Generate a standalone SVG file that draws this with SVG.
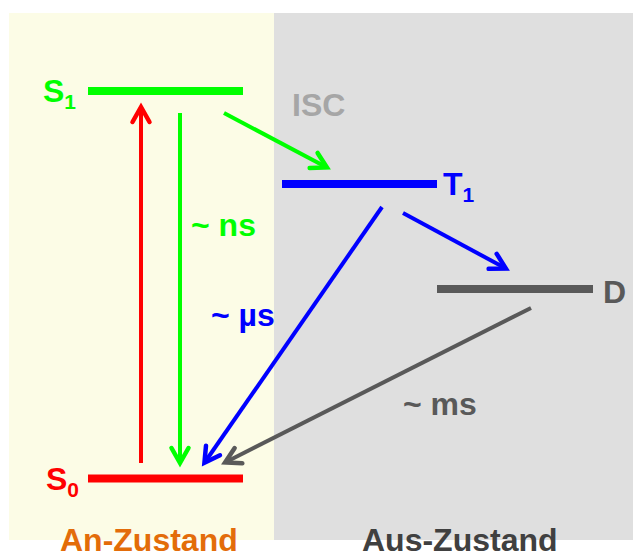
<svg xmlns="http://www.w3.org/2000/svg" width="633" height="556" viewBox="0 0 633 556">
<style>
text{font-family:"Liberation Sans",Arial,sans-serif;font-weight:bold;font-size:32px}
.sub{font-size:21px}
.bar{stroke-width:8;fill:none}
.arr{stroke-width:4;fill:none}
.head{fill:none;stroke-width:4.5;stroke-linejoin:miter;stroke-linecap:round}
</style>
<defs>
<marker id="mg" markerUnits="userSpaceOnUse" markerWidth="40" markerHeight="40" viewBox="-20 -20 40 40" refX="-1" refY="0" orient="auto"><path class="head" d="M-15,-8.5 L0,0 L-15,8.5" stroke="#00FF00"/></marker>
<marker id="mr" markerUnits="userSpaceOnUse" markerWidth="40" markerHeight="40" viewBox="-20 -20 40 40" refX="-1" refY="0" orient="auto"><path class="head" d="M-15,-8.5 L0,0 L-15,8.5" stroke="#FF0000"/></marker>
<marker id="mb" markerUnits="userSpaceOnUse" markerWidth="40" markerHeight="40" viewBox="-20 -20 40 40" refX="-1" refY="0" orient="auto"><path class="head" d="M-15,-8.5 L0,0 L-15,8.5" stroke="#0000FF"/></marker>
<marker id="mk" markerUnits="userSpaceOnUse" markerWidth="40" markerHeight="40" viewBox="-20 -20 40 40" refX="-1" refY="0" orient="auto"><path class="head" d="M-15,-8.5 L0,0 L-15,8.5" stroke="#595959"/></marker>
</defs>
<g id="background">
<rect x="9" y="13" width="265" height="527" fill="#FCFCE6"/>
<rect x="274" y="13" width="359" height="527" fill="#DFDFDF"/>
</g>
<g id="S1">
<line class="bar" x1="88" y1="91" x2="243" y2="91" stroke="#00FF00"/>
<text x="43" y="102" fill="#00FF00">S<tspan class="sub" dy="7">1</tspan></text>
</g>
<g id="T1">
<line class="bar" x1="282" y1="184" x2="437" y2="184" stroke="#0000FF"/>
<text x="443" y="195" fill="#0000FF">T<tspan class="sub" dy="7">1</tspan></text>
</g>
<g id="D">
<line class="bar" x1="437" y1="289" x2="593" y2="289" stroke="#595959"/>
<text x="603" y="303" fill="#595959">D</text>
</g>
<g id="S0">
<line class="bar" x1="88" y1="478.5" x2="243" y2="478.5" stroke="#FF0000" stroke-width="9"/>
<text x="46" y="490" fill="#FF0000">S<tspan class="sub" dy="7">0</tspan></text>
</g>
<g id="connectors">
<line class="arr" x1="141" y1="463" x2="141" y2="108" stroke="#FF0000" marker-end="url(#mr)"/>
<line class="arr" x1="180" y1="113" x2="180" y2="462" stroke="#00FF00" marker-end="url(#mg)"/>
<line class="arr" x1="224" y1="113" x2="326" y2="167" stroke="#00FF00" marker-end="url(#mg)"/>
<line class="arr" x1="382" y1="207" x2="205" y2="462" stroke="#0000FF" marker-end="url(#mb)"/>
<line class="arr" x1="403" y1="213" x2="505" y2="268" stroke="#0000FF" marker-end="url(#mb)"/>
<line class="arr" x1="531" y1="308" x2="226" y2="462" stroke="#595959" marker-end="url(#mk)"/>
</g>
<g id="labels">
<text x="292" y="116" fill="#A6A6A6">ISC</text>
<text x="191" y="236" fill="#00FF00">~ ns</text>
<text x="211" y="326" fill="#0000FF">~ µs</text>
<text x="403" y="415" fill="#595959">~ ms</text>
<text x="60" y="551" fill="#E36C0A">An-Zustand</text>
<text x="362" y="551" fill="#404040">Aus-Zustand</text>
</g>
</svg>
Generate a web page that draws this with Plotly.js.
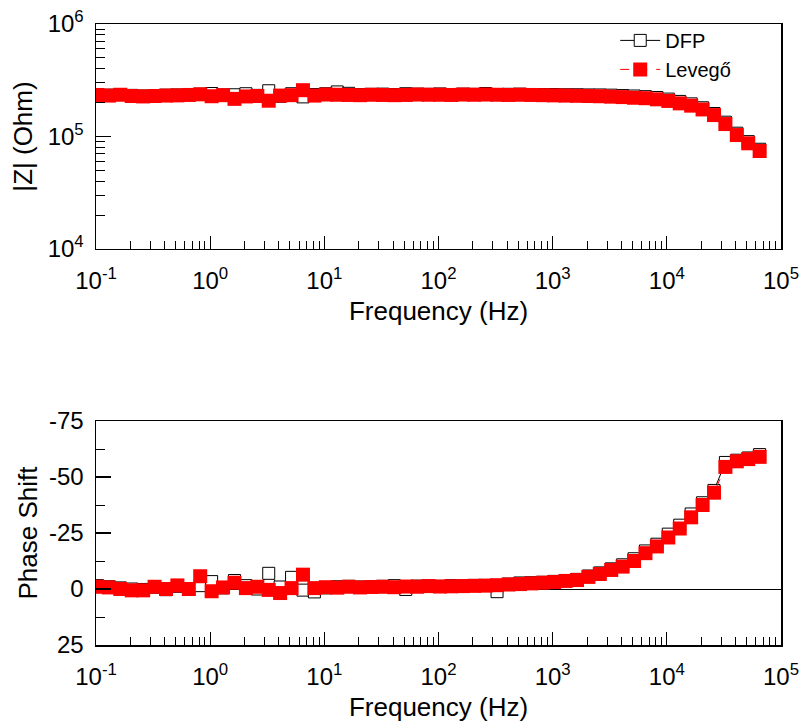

What is being asked: Except for the pictures, print the data above exactly.

Output:
Generate a standalone SVG file that draws this with SVG.
<svg xmlns="http://www.w3.org/2000/svg" width="633" height="556" viewBox="0 0 633 556">
<style>
text{font-family:"Liberation Sans",Arial,sans-serif;font-weight:bold;font-size:32px}
.sub{font-size:21px}
.bar{stroke-width:8;fill:none}
.arr{stroke-width:4;fill:none}
.head{fill:none;stroke-width:4.5;stroke-linejoin:miter;stroke-linecap:round}
</style>
<defs>
<marker id="mg" markerUnits="userSpaceOnUse" markerWidth="40" markerHeight="40" viewBox="-20 -20 40 40" refX="-1" refY="0" orient="auto"><path class="head" d="M-15,-8.5 L0,0 L-15,8.5" stroke="#00FF00"/></marker>
<marker id="mr" markerUnits="userSpaceOnUse" markerWidth="40" markerHeight="40" viewBox="-20 -20 40 40" refX="-1" refY="0" orient="auto"><path class="head" d="M-15,-8.5 L0,0 L-15,8.5" stroke="#FF0000"/></marker>
<marker id="mb" markerUnits="userSpaceOnUse" markerWidth="40" markerHeight="40" viewBox="-20 -20 40 40" refX="-1" refY="0" orient="auto"><path class="head" d="M-15,-8.5 L0,0 L-15,8.5" stroke="#0000FF"/></marker>
<marker id="mk" markerUnits="userSpaceOnUse" markerWidth="40" markerHeight="40" viewBox="-20 -20 40 40" refX="-1" refY="0" orient="auto"><path class="head" d="M-15,-8.5 L0,0 L-15,8.5" stroke="#595959"/></marker>
</defs>
<g id="background">
<rect x="9" y="13" width="265" height="527" fill="#FCFCE6"/>
<rect x="274" y="13" width="359" height="527" fill="#DFDFDF"/>
</g>
<g id="S1">
<line class="bar" x1="88" y1="91" x2="243" y2="91" stroke="#00FF00"/>
<text x="43" y="102" fill="#00FF00">S<tspan class="sub" dy="7">1</tspan></text>
</g>
<g id="T1">
<line class="bar" x1="282" y1="184" x2="437" y2="184" stroke="#0000FF"/>
<text x="443" y="195" fill="#0000FF">T<tspan class="sub" dy="7">1</tspan></text>
</g>
<g id="D">
<line class="bar" x1="437" y1="289" x2="593" y2="289" stroke="#595959"/>
<text x="603" y="303" fill="#595959">D</text>
</g>
<g id="S0">
<line class="bar" x1="88" y1="478.5" x2="243" y2="478.5" stroke="#FF0000" stroke-width="9"/>
<text x="46" y="490" fill="#FF0000">S<tspan class="sub" dy="7">0</tspan></text>
</g>
<g id="connectors">
<line class="arr" x1="141" y1="463" x2="141" y2="108" stroke="#FF0000" marker-end="url(#mr)"/>
<line class="arr" x1="180" y1="113" x2="180" y2="462" stroke="#00FF00" marker-end="url(#mg)"/>
<line class="arr" x1="224" y1="113" x2="326" y2="167" stroke="#00FF00" marker-end="url(#mg)"/>
<line class="arr" x1="382" y1="207" x2="205" y2="462" stroke="#0000FF" marker-end="url(#mb)"/>
<line class="arr" x1="403" y1="213" x2="505" y2="268" stroke="#0000FF" marker-end="url(#mb)"/>
<line class="arr" x1="531" y1="308" x2="226" y2="462" stroke="#595959" marker-end="url(#mk)"/>
</g>
<g id="labels">
<text x="292" y="116" fill="#A6A6A6">ISC</text>
<text x="191" y="236" fill="#00FF00">~ ns</text>
<text x="211" y="326" fill="#0000FF">~ µs</text>
<text x="403" y="415" fill="#595959">~ ms</text>
<text x="60" y="551" fill="#E36C0A">An-Zustand</text>
<text x="362" y="551" fill="#404040">Aus-Zustand</text>
</g>
</svg>
Generate a web page that draws this with Plotly.js.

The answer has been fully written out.